Age was never really the issue for Rebello — “I have young legs for a guy who’s 32,” he said — and he’s surprisingly durable for someone with more than 20 fights under his belt.

“I grew up wrestling. I didn’t have that jiu-jitsu background, so I don’t have a ton of miles on me like the guys who’ve taken so much punishment through the years,” he said.

With a little luck, Rebello might wind up the fighter who peaks at the latter stage of his career. Even during his impressive 11-fight win streak, he only finished five of his opponents, which Rebello says is the reason he never got the call from the UFC. Since the loss to Cramer, his last four wins have come by stoppage (three knockouts and one submission), and another quick win Friday might be enough to push him over the top before his time truly does pass.

“I used to fight safe. I was fighting to not lose instead of fighting to win,” Rebello said. “The biggest thing I wanted to change was wanting to finish these fights.

“As a fighter, yes, you want to win, but you’ve got to know how to lose,” he continued. “When you go in there, you can’t worry about what the other guy is going to do. Whether it’s CES, UFC or Bellator, people want to see you finish fights.”

Johnson has never had that problem. He’s won 11 fights by submission — all in the first round — and one by knockout, which came in the second round against John Richard in 2011. He even made quick work of Ward, who went on to win the Bellator middleweight tournament when he replaced Andreas Spang. For whatever reason, Ward, not Johnson, got the call.

“I don’t know why,” Johnson said. “I’ve finished 11 fighters by submission in the first round. How many guys do you know who have done that? Bellator didn’t re-sign me.

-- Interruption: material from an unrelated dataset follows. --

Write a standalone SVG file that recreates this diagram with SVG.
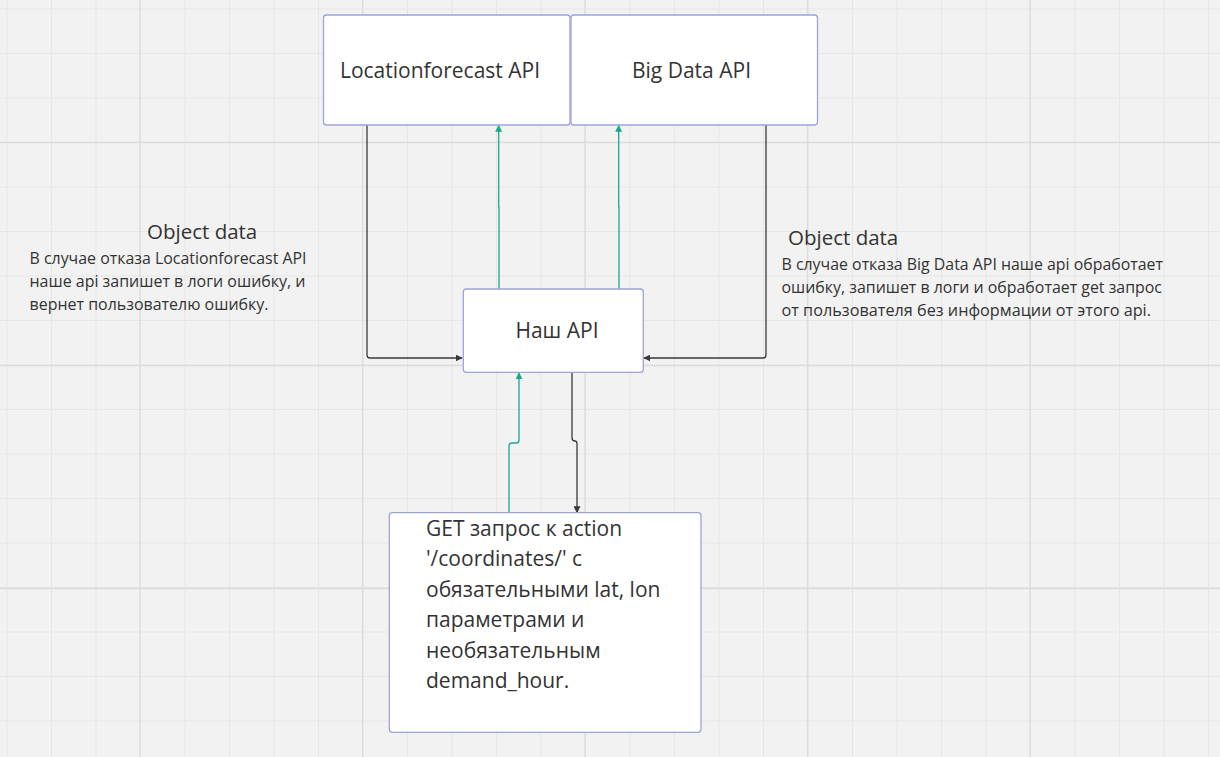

If they had, I probably would’ve had a chance to win the tournament.”

Instead, Johnson hopes to earn his trip back to Bellator the hard way by beating a reenergized, determined Rebello in his own backyard, while Rebello is aiming to join the likes of Matt Van Buren, Rodney Wallace and Clint Hester, all of whom knocked out Johnson and went on to bigger and better fights.

“He’s a very flat-footed, standup guy who likes to get his opponents to come in so he can counter with a kick to the head with his southpaw style,” Johnson said of Rebello.

“I noticed in his last two fights he finished with head kicks, but I’ve also seen him get finished by submission. He really didn’t have any ground game. He didn’t have an answer for the takedowns. I’m training for whatever comes.”

Like Rebello, Johnson is putting a bigger emphasis on finishing fights with his standup, insisting promotions such as Bellator and UFC “don’t like the ground game,” so he’s been training with six-time Muay Thai world champion Manu Ntoh.

“CES has been moving fighters up in the rankings, so this is why we’re coming to CES,” Johnson said. “Hopefully, I can get my record up and fight for an even larger organization soon.”

“You never know when you’re going to get that call,” Rebello added. “You just have to be ready.”

The main event of “CES MMA XXIV” features Providence lightweight Luis Felix (11-7, 4 KOs) facing Julian Lane (6-3-1, 1 KO) for the vacant CES MMA title in a five-round bout.

UFC vet Ricardo Funch (8-4, 4 KOs) of Ludlow, Mass., will make his CES MMA debut on the undercard when he faces welterweight Brett Oteri (12-5, 1 KO) of Dedham, Mass. Also on the card, East Providence, R.I., vet Dinis Paiva (4-5, 1 KO) faces Joe Cushman (11-5, 3 KOs) of Bridgewater, Mass., in a featherweight bout; lightweight Andres Jeudi (6-2, 2 KOs) of Dorchester, Mass., battles Framingham, Mass., vet Saul Almeida (15-5); and female flyweight sensation Kaline Medeiros (2-3, 1 KO) of Fall River, Mass., faces Brigitte Narcise of Fairfield, N.J., in Narcise’s pro debut.

Fan-favorite Willie Brown (2-0) of Meriden, Conn., returns to battle J.A. Dudley (6-11) of Plainfield, N.J., in a light heavyweight bout; Providence’s Keenan Raymond (1-0) puts his record on the line against Dorchester featherweight James Murrin (1-0); featherweight Pete Rogers Jr. (1-1, 1 KO) of Norwich, Conn., faces Mike Lamm (0-1) of Newton, Mass.; and Providence vet Joe Reverdes (1-3) returns to battle newcomer Randy Campbell of Elizabeth, N.J., in a bantamweight bout.